Reviewer #1: The authors addressed my comments in this revision.


Reviewer #2: The results reported in the paper have been modified according to the reviewer's suggestions. However, the revised version still contains some mistakes. CEGS N-GRID Shared Tasks are well-known, in order to further improve the quality of the paper and achieve the published standard of JBI, the reviewer suggests authors carefully modify the mistakes left in the paper.
Minor revision:
1. In Section 3.1, paragraph 2, it is better to delete the word "also" in the first sentence to make the paper clear and coherent, because in the next paragraph this word is also used in the first sentence.
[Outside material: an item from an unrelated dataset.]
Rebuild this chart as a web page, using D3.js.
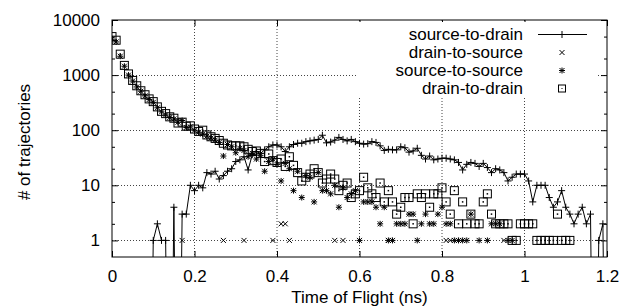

2. Figure 2 is missing in the "Revised Manuscript".
3. The word "were" in Section 5.1, paragraph 2, line 6, should not be in bold form.
4. It should be "Table 6" but "Table 9" in Section 5.2.1, paragraph 1, line 3.
5. The "7" in the first line of paragraph 1 in Section 5.2.2 should be deleted.
6. The table indexes from Table 8 are all wrong!
7. The figures from Figure 3 in the "Revised Manuscript" should be carefully redone.
8. The order of Figure 5 and Figure 4 is wrong; authors need to carefully modify them. TIPS: DO NOT FORGET TO MODIFY THE CORRESPONDING DESCRIPTIONS IN THE MAIN BODY.
9. The format of reference part is wrong, and some author information is missing.